▶ [EXCERPTED DATA]:
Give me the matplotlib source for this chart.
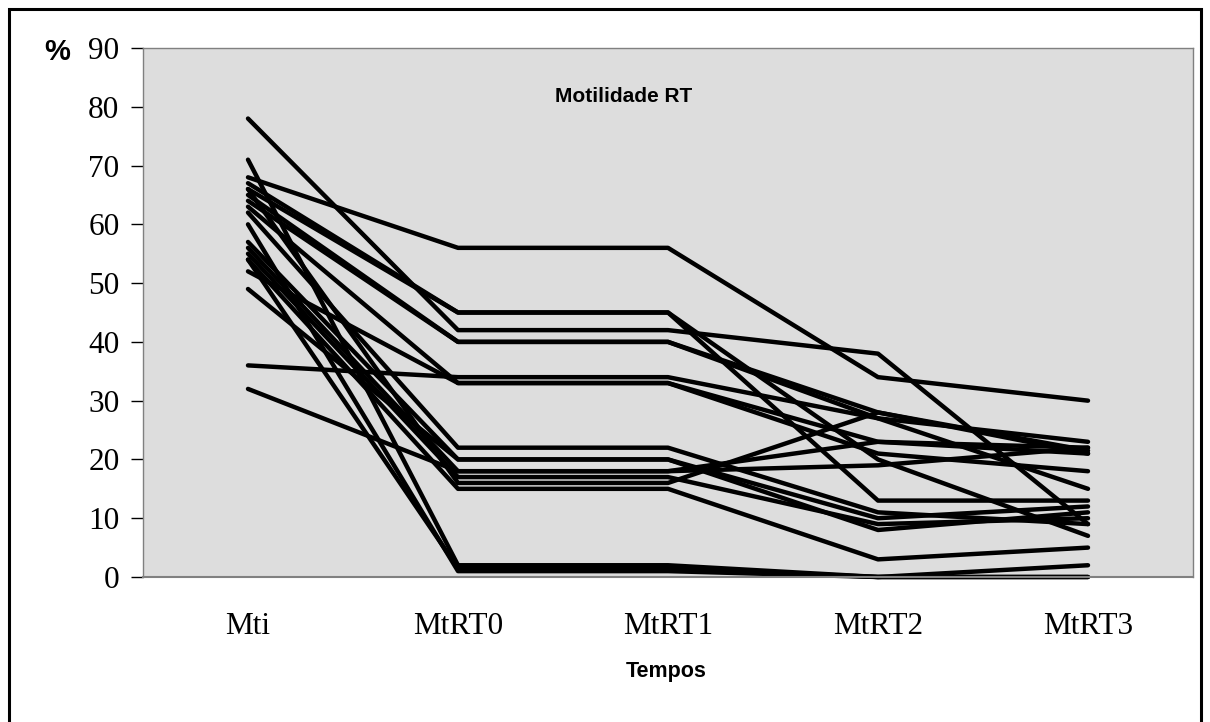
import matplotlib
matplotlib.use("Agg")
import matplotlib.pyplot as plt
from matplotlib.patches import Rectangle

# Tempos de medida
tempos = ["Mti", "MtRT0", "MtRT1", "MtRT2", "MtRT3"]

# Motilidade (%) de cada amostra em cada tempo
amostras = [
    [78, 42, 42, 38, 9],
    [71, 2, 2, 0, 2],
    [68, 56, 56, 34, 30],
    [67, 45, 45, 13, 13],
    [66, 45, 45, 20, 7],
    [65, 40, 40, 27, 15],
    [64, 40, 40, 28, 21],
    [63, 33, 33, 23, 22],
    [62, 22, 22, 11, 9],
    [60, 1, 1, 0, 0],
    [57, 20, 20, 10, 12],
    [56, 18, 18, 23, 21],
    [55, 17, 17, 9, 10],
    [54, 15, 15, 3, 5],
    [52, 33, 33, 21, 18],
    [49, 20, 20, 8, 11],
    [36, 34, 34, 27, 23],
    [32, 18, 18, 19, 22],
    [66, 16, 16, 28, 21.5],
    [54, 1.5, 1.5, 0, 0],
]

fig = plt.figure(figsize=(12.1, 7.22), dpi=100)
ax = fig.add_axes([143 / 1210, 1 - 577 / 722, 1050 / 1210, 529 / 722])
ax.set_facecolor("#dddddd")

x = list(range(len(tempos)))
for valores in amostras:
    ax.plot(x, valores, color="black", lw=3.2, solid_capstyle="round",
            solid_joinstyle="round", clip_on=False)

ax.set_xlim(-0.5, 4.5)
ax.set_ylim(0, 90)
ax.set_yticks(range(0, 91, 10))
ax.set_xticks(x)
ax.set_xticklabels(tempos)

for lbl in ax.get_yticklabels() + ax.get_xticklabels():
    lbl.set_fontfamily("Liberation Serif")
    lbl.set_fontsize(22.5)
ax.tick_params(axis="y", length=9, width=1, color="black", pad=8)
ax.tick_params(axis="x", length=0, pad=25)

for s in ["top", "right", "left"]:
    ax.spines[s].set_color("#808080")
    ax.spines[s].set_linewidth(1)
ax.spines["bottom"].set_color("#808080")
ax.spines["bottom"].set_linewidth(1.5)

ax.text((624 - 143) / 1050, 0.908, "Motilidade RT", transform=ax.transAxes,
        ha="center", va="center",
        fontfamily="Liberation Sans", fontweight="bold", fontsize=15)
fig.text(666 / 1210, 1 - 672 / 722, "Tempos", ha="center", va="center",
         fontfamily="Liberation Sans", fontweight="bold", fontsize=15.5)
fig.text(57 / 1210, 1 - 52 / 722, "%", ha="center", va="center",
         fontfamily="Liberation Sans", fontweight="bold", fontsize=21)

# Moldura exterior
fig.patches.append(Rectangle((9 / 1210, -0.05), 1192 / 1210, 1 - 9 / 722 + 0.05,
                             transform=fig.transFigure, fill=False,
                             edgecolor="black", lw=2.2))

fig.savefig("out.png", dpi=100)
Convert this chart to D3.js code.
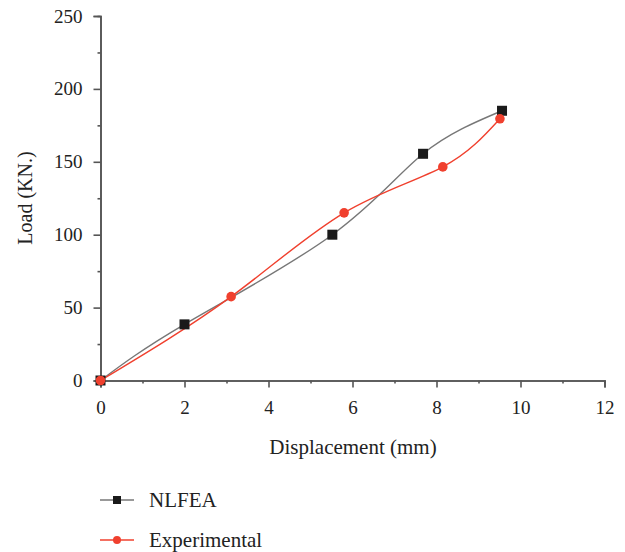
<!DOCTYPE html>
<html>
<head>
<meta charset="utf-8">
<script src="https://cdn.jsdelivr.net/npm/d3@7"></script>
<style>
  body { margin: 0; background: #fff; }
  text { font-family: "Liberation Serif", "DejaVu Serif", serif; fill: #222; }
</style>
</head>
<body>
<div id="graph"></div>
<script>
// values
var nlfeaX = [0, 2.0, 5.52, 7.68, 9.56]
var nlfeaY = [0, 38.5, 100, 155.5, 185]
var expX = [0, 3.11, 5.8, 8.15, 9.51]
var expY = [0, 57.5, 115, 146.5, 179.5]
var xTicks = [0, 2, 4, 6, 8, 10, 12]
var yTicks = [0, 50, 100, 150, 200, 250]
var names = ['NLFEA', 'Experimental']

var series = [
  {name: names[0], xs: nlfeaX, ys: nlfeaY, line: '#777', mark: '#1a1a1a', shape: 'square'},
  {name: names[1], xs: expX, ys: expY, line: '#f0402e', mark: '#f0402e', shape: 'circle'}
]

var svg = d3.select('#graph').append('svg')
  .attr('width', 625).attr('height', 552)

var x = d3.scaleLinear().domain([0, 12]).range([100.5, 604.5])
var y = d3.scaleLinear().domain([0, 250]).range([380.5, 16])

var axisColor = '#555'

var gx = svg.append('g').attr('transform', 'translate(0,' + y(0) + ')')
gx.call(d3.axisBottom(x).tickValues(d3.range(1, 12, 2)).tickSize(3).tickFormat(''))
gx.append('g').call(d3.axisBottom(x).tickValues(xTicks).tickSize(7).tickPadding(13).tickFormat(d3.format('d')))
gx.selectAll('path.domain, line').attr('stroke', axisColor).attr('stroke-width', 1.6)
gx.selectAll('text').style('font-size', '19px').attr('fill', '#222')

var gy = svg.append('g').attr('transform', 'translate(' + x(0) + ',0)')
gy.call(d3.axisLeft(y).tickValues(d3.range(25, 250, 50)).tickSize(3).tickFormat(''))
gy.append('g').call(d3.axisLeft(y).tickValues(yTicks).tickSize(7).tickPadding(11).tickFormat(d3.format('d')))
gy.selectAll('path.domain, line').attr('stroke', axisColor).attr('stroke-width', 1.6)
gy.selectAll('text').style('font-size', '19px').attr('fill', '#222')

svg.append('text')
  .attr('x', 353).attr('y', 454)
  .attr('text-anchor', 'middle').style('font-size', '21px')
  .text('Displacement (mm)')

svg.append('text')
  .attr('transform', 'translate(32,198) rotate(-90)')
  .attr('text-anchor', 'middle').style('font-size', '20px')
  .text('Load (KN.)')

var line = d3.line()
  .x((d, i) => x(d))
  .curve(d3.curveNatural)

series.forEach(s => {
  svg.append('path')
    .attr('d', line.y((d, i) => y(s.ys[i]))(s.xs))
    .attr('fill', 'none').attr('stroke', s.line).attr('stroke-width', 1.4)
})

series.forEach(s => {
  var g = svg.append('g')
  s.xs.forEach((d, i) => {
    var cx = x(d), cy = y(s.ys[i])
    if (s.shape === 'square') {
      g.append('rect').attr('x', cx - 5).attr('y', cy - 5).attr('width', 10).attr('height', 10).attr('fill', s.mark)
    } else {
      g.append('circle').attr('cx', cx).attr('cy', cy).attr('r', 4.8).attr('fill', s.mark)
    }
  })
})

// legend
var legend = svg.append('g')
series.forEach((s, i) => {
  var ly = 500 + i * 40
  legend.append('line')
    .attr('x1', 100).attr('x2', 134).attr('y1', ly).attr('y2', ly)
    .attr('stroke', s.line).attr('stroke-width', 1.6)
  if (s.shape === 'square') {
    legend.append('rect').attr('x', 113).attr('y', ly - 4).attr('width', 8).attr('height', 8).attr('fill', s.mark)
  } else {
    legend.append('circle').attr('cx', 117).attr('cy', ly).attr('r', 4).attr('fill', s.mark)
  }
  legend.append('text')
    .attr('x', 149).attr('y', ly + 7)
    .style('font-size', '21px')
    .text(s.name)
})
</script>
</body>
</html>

▶ [SHORT PROBLEM]: Keep only the lines that hold the string "matplotlib", and copy them out.

▶ [RESPONSE TO THIS EXERCISE]:
Give me the matplotlib source for this chart.
import matplotlib
matplotlib.use("Agg")
import matplotlib.pyplot as plt
from matplotlib.patches import Rectangle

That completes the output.